> **SET PROBLEM**
Can you print the data exactly and leave out each image?

> **RAW DATA**
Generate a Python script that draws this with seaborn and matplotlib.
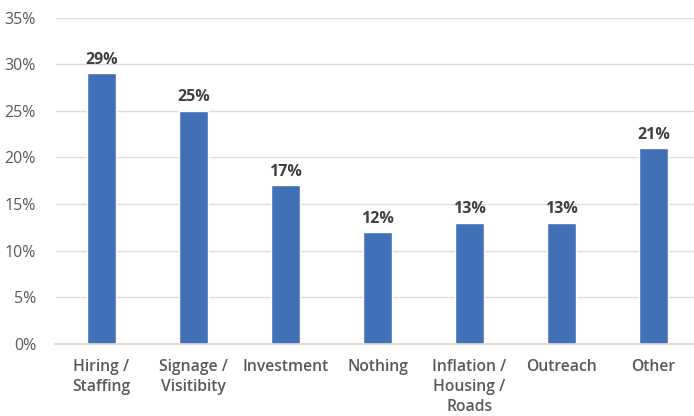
import matplotlib
matplotlib.use("Agg")
import matplotlib.pyplot as plt
import seaborn as sns
import pandas as pd
from matplotlib.ticker import PercentFormatter

categories = ["Hiring /\nStaffing", "Signage /\nVisitibity", "Investment", "Nothing",
              "Inflation /\nHousing /\nRoads", "Outreach", "Other"]
values = [29, 25, 17, 12, 13, 13, 21]
value_labels = ["29%", "25%", "17%", "12%", "13%", "13%", "21%"]

sns.set_theme(style="white")
plt.rcParams['font.family'] = ['Open Sans', 'DejaVu Sans']

df = pd.DataFrame({"category": categories, "value": values})

fig = plt.figure(figsize=(6.94, 4.16), dpi=100)
ax = fig.add_axes([55.5/694, 72/416, 1 - 55.5/694, (344 - 17.5)/416])

sns.barplot(data=df, x="category", y="value", color="#4170B8", saturation=1,
            width=0.32, ax=ax)

ax.set_ylim(0, 35)
ax.set_xlim(-0.5, 6.44)
ax.set_yticks(range(0, 36, 5))
ax.yaxis.set_major_formatter(PercentFormatter(decimals=0))
ax.grid(axis="y", color="#DDDDDD", linewidth=1)
ax.set_axisbelow(True)
for s in ["top", "right", "left"]:
    ax.spines[s].set_visible(False)
ax.spines["bottom"].set_color("#D9D9D9")
ax.set_xlabel("")
ax.set_ylabel("")
ax.tick_params(axis="y", length=0, pad=14, labelsize=11.5, labelcolor="#595959")
ax.tick_params(axis="x", length=0, pad=11, labelsize=11.3, labelcolor="#595959")
for lbl in ax.get_xticklabels():
    lbl.set_fontweight("semibold")
    lbl.set_linespacing(1.32)
    lbl.set_verticalalignment("top")
for lbl in ax.get_yticklabels():
    lbl.set_fontweight("medium")

for i, (v, t) in enumerate(zip(values, value_labels)):
    ax.annotate(t, (i, v), xytext=(0, 4), textcoords="offset points",
                ha="center", va="bottom", fontsize=11.5, fontweight="bold",
                color="#404040")

fig.savefig("out.png", dpi=100)
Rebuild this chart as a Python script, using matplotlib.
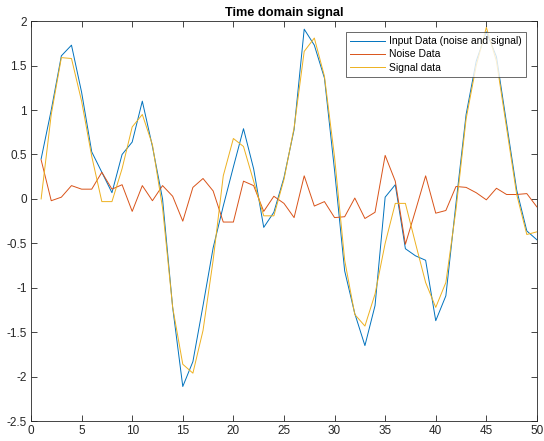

> **RESULT FOR THIS TASK**
Generate a Python script that draws this with seaborn and matplotlib.
import matplotlib
matplotlib.use("Agg")
import matplotlib.pyplot as plt
import seaborn as sns
import pandas as pd
from matplotlib.ticker import PercentFormatter

categories = ["Hiring /\nStaffing", "Signage /\nVisitibity", "Investment", "Nothing",
              "Inflation /\nHousing /\nRoads", "Outreach", "Other"]
values = [29, 25, 17, 12, 13, 13, 21]
value_labels = ["29%", "25%", "17%", "12%", "13%", "13%", "21%"]

sns.set_theme(style="white")
plt.rcParams['font.family'] = ['Open Sans', 'DejaVu Sans']

df = pd.DataFrame({"category": categories, "value": values})

fig = plt.figure(figsize=(6.94, 4.16), dpi=100)
ax = fig.add_axes([55.5/694, 72/416, 1 - 55.5/694, (344 - 17.5)/416])

sns.barplot(data=df, x="category", y="value", color="#4170B8", saturation=1,
            width=0.32, ax=ax)

ax.set_ylim(0, 35)
ax.set_xlim(-0.5, 6.44)
ax.set_yticks(range(0, 36, 5))
ax.yaxis.set_major_formatter(PercentFormatter(decimals=0))
ax.grid(axis="y", color="#DDDDDD", linewidth=1)
ax.set_axisbelow(True)
for s in ["top", "right", "left"]:
    ax.spines[s].set_visible(False)
ax.spines["bottom"].set_color("#D9D9D9")
ax.set_xlabel("")
ax.set_ylabel("")
ax.tick_params(axis="y", length=0, pad=14, labelsize=11.5, labelcolor="#595959")
ax.tick_params(axis="x", length=0, pad=11, labelsize=11.3, labelcolor="#595959")
for lbl in ax.get_xticklabels():
    lbl.set_fontweight("semibold")
    lbl.set_linespacing(1.32)
    lbl.set_verticalalignment("top")
for lbl in ax.get_yticklabels():
    lbl.set_fontweight("medium")

for i, (v, t) in enumerate(zip(values, value_labels)):
    ax.annotate(t, (i, v), xytext=(0, 4), textcoords="offset points",
                ha="center", va="bottom", fontsize=11.5, fontweight="bold",
                color="#404040")

fig.savefig("out.png", dpi=100)
Rebuild this chart as a Python script, using matplotlib.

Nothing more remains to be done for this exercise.